§ LISTED RECORDS:
• • • • • • •

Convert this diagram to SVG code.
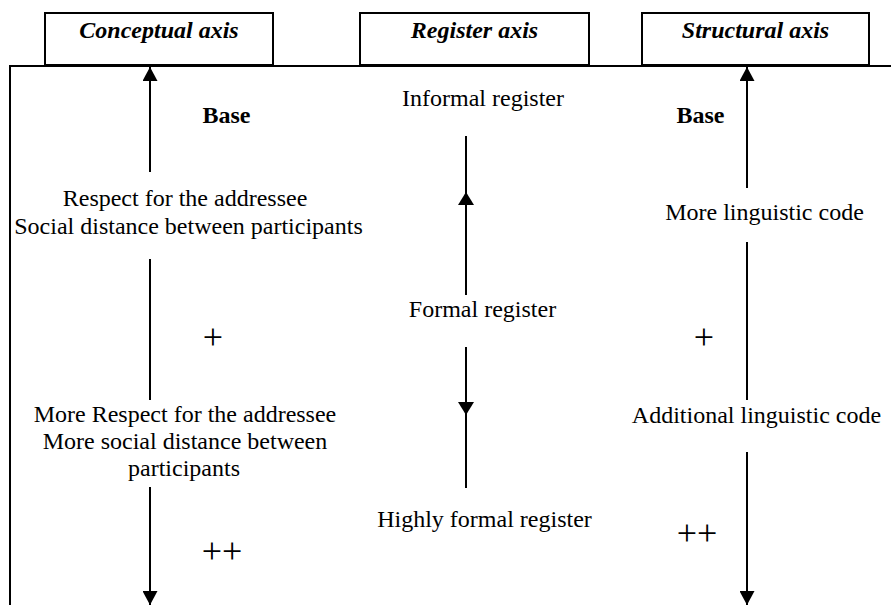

• • • • • • •

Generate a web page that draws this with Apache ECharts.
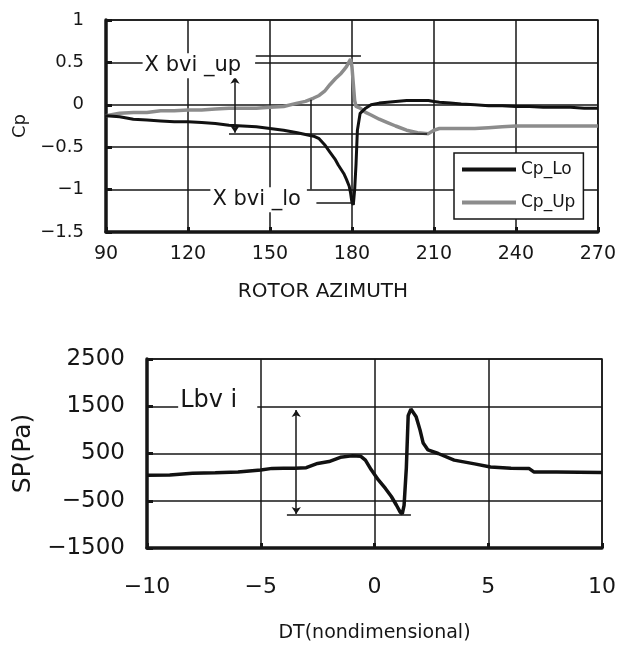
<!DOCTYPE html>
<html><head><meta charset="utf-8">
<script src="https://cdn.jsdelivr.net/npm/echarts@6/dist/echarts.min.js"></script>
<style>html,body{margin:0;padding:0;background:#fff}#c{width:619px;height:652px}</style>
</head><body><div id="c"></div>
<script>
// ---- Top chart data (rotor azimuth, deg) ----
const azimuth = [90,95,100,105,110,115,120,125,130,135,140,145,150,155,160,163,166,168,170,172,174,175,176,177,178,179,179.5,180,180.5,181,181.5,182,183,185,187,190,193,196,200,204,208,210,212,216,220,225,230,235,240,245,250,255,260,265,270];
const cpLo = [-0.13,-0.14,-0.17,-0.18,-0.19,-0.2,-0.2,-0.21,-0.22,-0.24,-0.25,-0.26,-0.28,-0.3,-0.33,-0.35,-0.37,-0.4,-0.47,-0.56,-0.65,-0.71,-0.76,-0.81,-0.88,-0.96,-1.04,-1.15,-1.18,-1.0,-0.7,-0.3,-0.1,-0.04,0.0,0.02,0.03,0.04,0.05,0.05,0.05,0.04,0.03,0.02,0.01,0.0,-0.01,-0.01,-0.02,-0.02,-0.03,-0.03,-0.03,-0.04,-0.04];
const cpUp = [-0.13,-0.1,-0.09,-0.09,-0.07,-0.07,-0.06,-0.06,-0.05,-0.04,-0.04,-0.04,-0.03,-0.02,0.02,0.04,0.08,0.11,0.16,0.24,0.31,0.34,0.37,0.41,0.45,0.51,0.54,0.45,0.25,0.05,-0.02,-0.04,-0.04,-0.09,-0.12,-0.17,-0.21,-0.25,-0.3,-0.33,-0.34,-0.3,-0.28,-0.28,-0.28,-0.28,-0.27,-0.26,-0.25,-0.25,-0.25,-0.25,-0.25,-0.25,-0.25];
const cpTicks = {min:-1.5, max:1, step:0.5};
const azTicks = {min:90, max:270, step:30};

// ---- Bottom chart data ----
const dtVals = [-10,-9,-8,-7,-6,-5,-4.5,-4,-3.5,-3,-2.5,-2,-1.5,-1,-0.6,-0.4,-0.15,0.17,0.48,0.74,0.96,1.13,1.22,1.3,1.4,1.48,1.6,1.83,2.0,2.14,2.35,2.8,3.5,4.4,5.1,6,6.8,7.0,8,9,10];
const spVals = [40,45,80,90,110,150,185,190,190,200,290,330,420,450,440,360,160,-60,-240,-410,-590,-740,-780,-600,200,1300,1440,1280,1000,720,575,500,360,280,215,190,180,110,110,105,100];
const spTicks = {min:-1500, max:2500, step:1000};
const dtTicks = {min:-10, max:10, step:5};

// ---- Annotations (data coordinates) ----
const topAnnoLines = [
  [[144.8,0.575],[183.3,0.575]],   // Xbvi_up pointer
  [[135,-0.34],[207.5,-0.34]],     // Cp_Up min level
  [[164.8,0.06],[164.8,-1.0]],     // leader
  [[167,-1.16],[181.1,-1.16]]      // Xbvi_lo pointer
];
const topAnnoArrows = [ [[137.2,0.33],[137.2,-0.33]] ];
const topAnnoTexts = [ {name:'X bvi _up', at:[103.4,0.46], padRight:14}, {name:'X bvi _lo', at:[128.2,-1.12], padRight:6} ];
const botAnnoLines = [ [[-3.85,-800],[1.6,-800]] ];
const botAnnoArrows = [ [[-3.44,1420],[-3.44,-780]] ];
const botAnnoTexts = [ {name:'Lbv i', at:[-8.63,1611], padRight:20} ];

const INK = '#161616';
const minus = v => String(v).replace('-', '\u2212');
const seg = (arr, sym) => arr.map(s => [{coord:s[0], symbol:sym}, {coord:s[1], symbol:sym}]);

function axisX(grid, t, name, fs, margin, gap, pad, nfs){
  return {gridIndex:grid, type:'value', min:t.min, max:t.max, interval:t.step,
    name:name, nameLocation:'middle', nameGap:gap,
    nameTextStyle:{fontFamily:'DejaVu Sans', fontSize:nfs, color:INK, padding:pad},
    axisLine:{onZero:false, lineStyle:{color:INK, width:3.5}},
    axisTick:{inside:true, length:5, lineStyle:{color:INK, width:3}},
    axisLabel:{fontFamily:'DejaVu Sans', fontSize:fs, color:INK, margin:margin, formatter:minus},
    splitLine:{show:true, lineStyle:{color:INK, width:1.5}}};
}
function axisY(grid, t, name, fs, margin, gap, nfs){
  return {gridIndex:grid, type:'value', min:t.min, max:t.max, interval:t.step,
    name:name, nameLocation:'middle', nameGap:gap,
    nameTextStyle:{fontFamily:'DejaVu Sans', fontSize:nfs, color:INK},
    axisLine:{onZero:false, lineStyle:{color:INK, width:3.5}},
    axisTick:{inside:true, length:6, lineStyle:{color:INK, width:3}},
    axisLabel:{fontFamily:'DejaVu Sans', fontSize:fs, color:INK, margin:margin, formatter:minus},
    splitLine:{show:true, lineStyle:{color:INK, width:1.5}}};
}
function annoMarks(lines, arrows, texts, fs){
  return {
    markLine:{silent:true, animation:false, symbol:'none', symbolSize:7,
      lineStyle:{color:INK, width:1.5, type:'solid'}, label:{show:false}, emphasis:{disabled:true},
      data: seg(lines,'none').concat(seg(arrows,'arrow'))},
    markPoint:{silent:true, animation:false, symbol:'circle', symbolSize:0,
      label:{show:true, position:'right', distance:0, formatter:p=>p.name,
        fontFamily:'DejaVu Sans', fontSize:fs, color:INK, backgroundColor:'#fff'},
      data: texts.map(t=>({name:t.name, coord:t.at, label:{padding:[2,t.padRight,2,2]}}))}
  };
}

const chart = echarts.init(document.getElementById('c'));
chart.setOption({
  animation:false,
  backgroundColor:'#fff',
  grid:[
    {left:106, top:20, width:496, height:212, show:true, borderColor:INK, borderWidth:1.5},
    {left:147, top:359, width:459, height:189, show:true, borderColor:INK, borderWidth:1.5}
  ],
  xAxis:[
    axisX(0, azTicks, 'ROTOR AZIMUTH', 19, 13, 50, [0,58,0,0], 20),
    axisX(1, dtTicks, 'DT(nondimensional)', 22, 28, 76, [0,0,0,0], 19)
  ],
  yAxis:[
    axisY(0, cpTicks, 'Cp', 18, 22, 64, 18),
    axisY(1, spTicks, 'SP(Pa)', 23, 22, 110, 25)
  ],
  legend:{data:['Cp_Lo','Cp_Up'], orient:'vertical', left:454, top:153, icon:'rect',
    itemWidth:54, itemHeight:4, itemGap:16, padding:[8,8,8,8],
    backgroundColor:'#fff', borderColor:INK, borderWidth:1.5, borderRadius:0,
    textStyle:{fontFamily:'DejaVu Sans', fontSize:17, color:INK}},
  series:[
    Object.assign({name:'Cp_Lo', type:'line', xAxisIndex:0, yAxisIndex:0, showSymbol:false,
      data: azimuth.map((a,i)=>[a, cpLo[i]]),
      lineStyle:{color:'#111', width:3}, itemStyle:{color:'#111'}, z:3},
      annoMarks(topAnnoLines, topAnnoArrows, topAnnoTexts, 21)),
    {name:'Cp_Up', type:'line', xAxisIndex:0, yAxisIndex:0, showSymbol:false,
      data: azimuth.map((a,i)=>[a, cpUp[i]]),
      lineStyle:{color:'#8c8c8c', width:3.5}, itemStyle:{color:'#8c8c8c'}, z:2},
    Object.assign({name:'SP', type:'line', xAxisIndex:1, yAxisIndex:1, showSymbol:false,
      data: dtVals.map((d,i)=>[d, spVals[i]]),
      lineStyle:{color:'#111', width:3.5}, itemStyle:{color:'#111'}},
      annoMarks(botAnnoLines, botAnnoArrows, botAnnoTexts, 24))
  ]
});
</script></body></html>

• • • • • • •

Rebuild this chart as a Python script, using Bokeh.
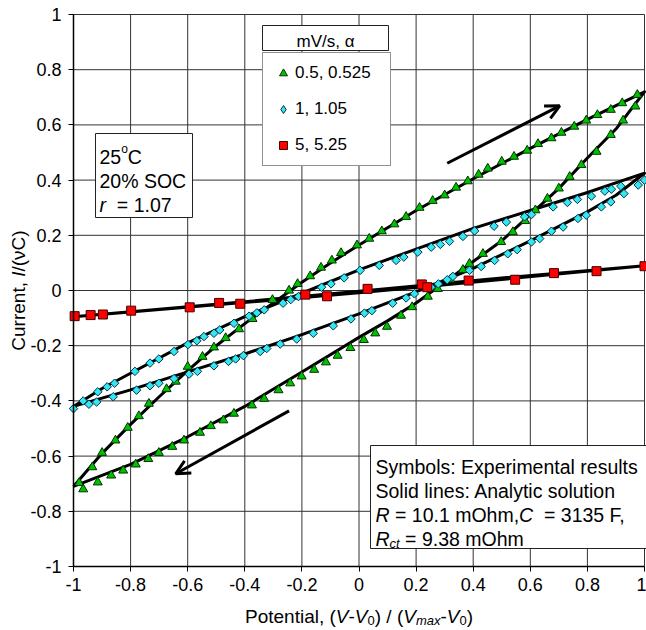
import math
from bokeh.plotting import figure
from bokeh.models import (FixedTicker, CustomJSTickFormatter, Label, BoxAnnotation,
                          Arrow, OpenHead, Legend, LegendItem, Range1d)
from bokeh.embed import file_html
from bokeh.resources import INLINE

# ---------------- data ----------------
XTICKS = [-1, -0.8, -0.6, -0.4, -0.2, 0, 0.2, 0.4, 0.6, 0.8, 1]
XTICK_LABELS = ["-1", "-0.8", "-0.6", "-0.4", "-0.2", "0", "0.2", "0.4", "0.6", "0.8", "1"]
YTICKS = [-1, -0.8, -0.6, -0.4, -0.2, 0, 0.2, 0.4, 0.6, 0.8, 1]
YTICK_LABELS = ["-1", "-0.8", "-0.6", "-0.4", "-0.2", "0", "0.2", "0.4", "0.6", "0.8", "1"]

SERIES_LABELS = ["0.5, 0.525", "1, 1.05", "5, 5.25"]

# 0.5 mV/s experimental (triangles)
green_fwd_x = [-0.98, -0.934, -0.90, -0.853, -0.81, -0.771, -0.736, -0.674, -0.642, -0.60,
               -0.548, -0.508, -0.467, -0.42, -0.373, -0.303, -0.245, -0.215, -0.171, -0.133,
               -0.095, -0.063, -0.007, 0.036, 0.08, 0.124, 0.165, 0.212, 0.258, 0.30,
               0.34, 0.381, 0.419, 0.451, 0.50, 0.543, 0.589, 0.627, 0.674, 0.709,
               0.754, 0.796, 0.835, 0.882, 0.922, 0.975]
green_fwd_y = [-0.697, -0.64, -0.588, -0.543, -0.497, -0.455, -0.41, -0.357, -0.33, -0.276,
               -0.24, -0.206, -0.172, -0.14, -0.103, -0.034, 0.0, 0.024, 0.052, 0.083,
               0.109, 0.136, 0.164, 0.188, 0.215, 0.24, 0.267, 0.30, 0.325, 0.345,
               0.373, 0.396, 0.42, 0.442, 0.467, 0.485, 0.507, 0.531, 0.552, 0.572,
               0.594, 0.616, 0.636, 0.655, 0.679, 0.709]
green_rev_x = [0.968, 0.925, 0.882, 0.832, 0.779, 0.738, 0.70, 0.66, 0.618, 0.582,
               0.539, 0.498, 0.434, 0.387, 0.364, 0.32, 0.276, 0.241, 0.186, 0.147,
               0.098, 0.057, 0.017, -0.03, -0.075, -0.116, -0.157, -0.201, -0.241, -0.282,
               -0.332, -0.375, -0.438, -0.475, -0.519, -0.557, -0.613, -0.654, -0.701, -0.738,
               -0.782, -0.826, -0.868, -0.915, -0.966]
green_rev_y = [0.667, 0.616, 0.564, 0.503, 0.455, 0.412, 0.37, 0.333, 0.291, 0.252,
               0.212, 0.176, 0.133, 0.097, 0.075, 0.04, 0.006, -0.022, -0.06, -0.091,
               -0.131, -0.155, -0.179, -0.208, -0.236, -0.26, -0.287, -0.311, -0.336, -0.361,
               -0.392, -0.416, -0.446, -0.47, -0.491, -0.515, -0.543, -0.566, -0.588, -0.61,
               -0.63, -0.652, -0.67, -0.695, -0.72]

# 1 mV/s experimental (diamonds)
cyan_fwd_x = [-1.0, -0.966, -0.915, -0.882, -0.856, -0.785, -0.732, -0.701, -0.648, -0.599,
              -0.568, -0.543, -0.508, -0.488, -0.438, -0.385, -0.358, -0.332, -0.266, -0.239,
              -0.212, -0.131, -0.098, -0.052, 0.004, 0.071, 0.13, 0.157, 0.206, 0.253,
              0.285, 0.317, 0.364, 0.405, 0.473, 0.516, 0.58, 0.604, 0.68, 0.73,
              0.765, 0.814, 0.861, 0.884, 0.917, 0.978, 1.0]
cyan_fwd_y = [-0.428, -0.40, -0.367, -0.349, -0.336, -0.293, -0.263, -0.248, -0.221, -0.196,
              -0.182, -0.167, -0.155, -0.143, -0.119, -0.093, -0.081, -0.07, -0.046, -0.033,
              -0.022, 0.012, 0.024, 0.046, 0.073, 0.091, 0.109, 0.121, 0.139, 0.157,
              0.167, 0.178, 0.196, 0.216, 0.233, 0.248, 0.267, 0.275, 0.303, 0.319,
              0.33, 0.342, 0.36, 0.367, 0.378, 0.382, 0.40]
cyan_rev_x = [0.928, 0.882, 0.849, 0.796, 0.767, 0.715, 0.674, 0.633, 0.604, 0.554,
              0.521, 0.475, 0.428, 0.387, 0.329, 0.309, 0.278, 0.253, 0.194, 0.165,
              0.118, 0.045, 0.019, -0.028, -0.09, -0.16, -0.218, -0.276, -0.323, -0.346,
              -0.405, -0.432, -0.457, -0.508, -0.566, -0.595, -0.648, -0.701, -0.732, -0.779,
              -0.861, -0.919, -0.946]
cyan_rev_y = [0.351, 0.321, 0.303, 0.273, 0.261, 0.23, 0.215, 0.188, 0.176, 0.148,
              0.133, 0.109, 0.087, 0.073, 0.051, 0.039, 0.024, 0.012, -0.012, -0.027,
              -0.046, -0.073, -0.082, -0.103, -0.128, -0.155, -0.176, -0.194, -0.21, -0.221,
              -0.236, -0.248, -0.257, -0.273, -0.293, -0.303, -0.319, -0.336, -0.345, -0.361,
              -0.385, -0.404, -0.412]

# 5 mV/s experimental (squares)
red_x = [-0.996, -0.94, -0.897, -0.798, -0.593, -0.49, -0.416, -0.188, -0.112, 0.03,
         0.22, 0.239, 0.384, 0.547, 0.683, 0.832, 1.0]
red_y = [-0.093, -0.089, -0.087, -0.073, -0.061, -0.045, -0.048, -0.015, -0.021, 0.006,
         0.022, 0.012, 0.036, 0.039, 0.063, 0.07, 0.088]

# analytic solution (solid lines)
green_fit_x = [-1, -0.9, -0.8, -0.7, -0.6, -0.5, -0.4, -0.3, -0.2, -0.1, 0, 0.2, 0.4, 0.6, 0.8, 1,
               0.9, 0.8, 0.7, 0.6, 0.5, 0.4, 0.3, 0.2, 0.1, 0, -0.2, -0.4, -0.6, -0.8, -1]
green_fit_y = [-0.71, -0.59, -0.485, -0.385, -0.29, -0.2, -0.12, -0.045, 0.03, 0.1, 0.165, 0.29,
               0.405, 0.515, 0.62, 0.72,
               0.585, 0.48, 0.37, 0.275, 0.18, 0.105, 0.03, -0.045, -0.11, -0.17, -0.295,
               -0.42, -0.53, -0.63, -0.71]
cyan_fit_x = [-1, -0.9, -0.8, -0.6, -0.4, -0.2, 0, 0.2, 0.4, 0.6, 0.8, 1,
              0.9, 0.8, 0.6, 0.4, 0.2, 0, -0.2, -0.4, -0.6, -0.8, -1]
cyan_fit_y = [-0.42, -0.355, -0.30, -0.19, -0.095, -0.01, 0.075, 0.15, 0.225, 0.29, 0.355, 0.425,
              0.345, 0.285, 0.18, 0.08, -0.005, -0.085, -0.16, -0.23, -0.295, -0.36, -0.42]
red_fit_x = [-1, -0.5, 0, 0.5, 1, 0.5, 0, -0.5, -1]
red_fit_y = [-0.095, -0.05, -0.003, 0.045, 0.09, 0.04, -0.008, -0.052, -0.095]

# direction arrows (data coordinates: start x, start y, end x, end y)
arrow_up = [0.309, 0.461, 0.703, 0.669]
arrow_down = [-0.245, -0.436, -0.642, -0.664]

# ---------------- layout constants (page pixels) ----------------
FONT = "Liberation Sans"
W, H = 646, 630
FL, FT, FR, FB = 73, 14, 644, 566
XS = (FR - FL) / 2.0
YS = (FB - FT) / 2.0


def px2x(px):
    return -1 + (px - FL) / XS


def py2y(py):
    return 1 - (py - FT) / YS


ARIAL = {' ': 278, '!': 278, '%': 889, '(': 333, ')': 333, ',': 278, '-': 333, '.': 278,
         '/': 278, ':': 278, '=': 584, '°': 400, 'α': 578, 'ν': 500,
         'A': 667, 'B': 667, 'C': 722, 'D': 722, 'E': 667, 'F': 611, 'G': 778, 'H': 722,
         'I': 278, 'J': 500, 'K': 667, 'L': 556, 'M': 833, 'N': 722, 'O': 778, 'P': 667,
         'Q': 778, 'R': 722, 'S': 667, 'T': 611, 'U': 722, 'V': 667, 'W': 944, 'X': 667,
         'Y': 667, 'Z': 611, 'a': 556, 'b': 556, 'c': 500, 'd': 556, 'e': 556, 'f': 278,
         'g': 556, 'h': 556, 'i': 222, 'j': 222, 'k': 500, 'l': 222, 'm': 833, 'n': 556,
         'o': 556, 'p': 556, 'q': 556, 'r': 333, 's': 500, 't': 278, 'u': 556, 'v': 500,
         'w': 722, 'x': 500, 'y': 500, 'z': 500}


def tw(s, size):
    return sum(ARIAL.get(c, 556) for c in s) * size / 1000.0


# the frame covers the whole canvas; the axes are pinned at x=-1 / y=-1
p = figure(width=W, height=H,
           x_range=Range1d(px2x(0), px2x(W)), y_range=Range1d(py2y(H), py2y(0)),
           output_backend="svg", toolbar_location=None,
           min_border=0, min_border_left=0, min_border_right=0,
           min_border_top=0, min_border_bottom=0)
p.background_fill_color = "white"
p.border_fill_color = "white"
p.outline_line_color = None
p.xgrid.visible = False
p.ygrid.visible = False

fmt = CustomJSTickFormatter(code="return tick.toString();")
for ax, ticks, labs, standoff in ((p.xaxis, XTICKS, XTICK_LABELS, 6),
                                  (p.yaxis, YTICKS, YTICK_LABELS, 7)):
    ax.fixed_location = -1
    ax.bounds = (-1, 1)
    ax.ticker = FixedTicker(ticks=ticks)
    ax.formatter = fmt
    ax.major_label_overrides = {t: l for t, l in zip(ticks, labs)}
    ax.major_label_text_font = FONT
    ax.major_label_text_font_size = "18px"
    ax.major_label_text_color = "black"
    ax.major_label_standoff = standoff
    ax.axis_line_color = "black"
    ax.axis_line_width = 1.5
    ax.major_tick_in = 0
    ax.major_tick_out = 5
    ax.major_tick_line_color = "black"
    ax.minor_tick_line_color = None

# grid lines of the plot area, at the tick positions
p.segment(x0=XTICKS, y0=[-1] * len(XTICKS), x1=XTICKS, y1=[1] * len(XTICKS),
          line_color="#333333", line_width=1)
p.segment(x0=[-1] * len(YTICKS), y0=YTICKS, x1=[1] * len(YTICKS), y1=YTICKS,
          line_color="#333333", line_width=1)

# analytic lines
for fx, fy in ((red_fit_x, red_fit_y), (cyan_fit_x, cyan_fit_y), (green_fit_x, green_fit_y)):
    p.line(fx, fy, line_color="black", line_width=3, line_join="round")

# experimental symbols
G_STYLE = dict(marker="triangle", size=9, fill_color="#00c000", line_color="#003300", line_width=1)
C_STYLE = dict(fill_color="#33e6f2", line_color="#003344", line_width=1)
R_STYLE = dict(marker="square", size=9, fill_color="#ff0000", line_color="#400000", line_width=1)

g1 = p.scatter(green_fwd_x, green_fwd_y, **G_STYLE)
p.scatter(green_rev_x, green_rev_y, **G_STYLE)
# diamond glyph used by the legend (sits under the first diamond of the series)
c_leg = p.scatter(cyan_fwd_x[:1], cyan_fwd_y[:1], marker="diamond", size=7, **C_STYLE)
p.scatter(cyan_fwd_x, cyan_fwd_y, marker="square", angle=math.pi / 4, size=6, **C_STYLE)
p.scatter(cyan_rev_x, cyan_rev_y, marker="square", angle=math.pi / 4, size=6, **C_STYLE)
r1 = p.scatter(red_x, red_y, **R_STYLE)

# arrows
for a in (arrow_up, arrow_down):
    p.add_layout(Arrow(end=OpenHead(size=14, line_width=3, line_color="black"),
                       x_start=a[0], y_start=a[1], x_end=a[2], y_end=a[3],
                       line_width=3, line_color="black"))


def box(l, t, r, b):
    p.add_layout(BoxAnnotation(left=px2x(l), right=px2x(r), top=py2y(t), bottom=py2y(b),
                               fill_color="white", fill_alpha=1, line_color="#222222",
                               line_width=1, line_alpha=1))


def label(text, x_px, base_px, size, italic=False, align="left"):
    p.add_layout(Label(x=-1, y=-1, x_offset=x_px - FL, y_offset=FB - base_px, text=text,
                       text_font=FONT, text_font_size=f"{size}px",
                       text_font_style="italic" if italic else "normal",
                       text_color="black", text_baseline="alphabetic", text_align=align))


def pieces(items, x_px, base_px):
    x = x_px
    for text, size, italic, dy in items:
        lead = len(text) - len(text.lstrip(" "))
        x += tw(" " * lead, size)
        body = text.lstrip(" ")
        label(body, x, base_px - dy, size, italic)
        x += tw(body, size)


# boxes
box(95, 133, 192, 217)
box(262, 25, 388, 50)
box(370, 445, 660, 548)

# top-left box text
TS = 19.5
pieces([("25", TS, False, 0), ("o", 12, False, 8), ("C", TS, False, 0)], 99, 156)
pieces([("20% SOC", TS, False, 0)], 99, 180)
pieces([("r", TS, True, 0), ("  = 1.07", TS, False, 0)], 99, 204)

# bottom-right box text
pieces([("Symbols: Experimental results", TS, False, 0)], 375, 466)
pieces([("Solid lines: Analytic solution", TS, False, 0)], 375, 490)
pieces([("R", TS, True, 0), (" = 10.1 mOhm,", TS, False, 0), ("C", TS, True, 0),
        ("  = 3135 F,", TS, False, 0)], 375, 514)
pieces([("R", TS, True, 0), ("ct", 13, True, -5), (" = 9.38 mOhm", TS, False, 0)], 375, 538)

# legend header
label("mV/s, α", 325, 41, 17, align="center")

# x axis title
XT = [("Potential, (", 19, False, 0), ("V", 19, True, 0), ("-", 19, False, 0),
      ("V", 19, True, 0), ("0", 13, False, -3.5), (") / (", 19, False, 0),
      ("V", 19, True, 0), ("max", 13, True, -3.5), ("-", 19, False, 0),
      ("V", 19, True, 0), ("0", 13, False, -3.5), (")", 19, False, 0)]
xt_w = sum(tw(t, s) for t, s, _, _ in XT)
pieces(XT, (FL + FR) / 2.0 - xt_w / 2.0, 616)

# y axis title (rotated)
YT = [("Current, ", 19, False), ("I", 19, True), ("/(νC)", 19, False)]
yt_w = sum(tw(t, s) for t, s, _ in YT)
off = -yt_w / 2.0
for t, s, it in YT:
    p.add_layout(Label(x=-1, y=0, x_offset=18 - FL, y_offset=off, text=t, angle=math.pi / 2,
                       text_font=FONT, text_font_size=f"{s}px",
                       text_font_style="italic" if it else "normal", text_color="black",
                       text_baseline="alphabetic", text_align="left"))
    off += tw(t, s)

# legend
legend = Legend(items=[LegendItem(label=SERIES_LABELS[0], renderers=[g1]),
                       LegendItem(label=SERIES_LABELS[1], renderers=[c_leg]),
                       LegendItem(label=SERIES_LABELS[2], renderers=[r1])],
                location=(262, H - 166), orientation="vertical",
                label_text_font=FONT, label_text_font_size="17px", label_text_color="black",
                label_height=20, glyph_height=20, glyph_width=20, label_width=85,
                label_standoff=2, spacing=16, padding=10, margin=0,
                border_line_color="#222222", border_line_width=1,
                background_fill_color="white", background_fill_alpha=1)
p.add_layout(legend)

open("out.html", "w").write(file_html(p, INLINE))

• • • • • • •

§ AIM OF THE EXERCISE: Where a line above contains the word "script", copy that line.

§ ANSWER TO THIS EXERCISE:
<script src="https://cdn.jsdelivr.net/npm/echarts@6/dist/echarts.min.js"></script>
<script>
</script></body></html>
Rebuild this chart as a Python script, using Bokeh.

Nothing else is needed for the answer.